Now let me mention a judgment delivered in the Supreme Court of the United States of North America, and certainly entitled to the highest respect in this Court. In the case of Smith and others v. Condry (1), to which I was referred by Mr. Clarkson, two ships belonging to subjects of the United States in North America came into collision in the port of Liverpool. The action was brought in the circuit court for the district of Columbia, and came up by writ of error to the Supreme Court. Mr. Chief Justice Taney, in delivering the opinion of the Court, observed (p. 32) as follows: “Upon the evidence above stated, the defendant asked the Court to instruct the jury that under the statutes of Great Britain of the 37 Geo. 3, c. 78, 52 Geo. 3, c. 39, and 6 Geo. 4, c. 125, the defendant was not responsible for any damage occasioned by the default, negligence, or unskilfulness of the pilot. The Court gave this instruction, and that is the subject of the first exception. The collision having taken place in the port of Liverpool, the rights of the parties depend upon the provisions of the British statutes then in force, and if doubts exist as to their true construction, we must of course adopt that which is sanctioned by their own courts.” This decision of the Supreme Court of the United States of North America seems to go the whole length of the way which the Norwegian plaintiff desires me to travel, for it is in fact a decision that the Court before which a plaintiff sues for the enforcement of the damages growing out of an obligatio ex delicto ought to measure those damages by the law which bound the obligor and the obligee at the time when the factum obligans (as civilians speak) took place, or, in other words, when the delictum was committed.

 

Lastly, I must observe upon not the least remarkable feature in the present proceeding, namely, that the defendants are the first to invoke in their own favour the law of Belgium. They plead that

 

(1) 1 Howard, U.S. Rep. 28. [*23]

 

by that law, applicable to this case, the taking of a pilot on board was compulsory, and there their citation from the Belgian law ceases. The plaintiffs, not unnaturally, plead in their turn the other part of the Belgian law, which is to the effect that the compulsory taking on board of a pilot does not release the master from his liability under the general law for all damages occasioned by the unskilful navigation of his vessel. The defendants contend that the plaintiffs have no right to finish the citation, so to speak, which they the defendants have begun, from the Belgian law; that I must only look at that portion of it which they have selected as being in their favour, and which, as such, they are pleased to lay before me; that it is my duty not to apply either the general lex maris, mentioned at the beginning of this judgment, or the whole Belgian law, which combines the obligation to take a pilot with the continuing responsibility of the owner; but to take the former part of that law, which relates to the obligation to take a pilot, and add to it the English law, which exempts the owner from responsibility. This is the tessellated piece of jurisprudence which I am told the law requires to be applied to the case before me.
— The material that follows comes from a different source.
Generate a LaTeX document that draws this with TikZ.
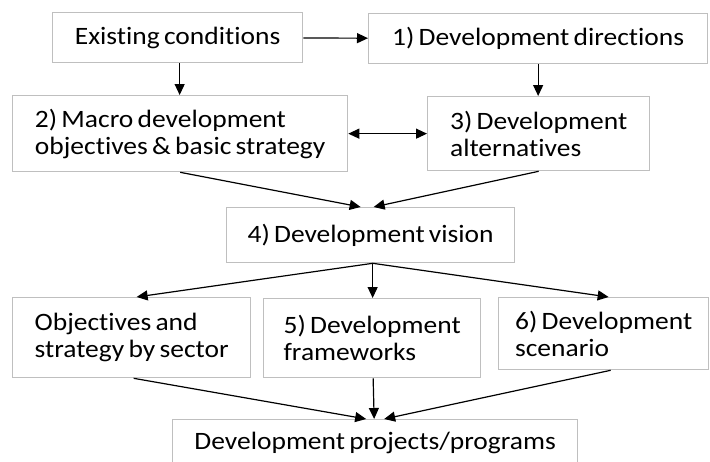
\documentclass[tikz,border=0pt]{standalone}
\usepackage{fontspec}
\setmainfont{Carlito}[FakeStretch=1.1,Ligatures=NoCommon]
\usetikzlibrary{arrows.meta,positioning}
\newcommand\stagefont{\fontsize{25}{27}\selectfont\spaceskip=0.17em plus 0.05em\relax}
\tikzset{
  stage/.style={rectangle,draw=black!25,line width=1.3pt,anchor=north west,
                inner sep=0pt,align=left,font=\stagefont},
  arr/.style  ={-{Triangle[length=11pt,width=10pt]},line width=1.2pt},
  biarr/.style={{Triangle[length=11pt,width=10pt]}-{Triangle[length=11pt,width=10pt]},line width=1.2pt}
}
\begin{document}
\begin{tikzpicture}[x=1pt,y=-1pt]
  \useasboundingbox (0,0) rectangle (710,461);
  % Nodes
  \node (exist)  [stage, minimum width=250pt, minimum height=50pt] at (52,12)   {Existing conditions};
  \node (dirs)   [stage, minimum width=339pt, minimum height=50pt] at (368,13)  {1) Development directions};
  \node (macro)  [stage, minimum width=335pt, minimum height=76pt] at (12,95)   {2) Macro development\\objectives \& basic strategy};
  \node (alts)   [stage, minimum width=222pt, minimum height=74pt] at (427,96)  {3) Development\\alternatives};
  \node (vision) [stage, minimum width=288pt, minimum height=55pt] at (226,207) {4) Development vision};
  \node (sector) [stage, minimum width=238pt, minimum height=80pt] at (12,297)  {Objectives and\\strategy by sector};
  \node (frame)  [stage, minimum width=217pt, minimum height=79pt] at (263,298) {5) Development\\frameworks};
  \node (scen)   [stage, minimum width=210pt, minimum height=72pt] at (498,297) {6) Development\\scenario};
  \node (proj)   [stage, minimum width=405pt, minimum height=46pt] at (172,419) {Development projects/programs};

  % Arrows
  \draw [arr] (exist) -- (dirs);
  \draw [arr] ([xshift=2pt]exist.south) -- ([xshift=2pt]exist.south |- macro.north);
  \draw [arr] (dirs.south) -- (dirs.south |- alts.north);
  \draw [biarr] (macro.east) -- (alts.west);
  \draw [arr] (macro.south) -- ([xshift=-10pt]vision.north);
  \draw [arr] (alts.south) -- ([xshift=3pt]vision.north);
  \draw [arr] ([xshift=2pt]vision.south) -- ([xshift=5pt]sector.north);
  \draw [arr] ([xshift=2pt]vision.south) -- ([xshift=2pt]vision.south |- frame.north);
  \draw [arr] ([xshift=2pt]vision.south) -- ([xshift=5pt]scen.north);
  \draw [arr] ([xshift=2pt]sector.south) -- ([xshift=-9pt]proj.north);
  \draw [arr] ([xshift=1pt]frame.south) -- ([xshift=-1pt]proj.north);
  \draw [arr] ([xshift=7pt]scen.south) -- ([xshift=9pt]proj.north);
\end{tikzpicture}
\end{document}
I hope there is no law or legal rule in this country which would compel me to do an act of, what seems to me, such manifest injustice; as at present advised, I know of none.

 

Upon the whole, after an anxious and, I trust, careful consideration of the principles of law applicable to this case, and of the authorities and arguments which have been laid before me, I am of opinion that the plaintiffs are entitled to plead that the law of Belgium, within whose territorial waters their vessel received damage from the vessel of the defendants, renders the owner of the latter vessel, although compelled to take a pilot on board, liable to make reparation for the wrong which she has done. The question is one of grave importance, and submitted in this country for the first time unhappily to my decision. I am glad to remember that, if I have erred, my error will be corrected by the Court of Appeal, and I will readily accord to the defendants, if they desire it, the permission to appeal, which the statute requires, from this decision upon the admissibility of the plaintiffs’ plea.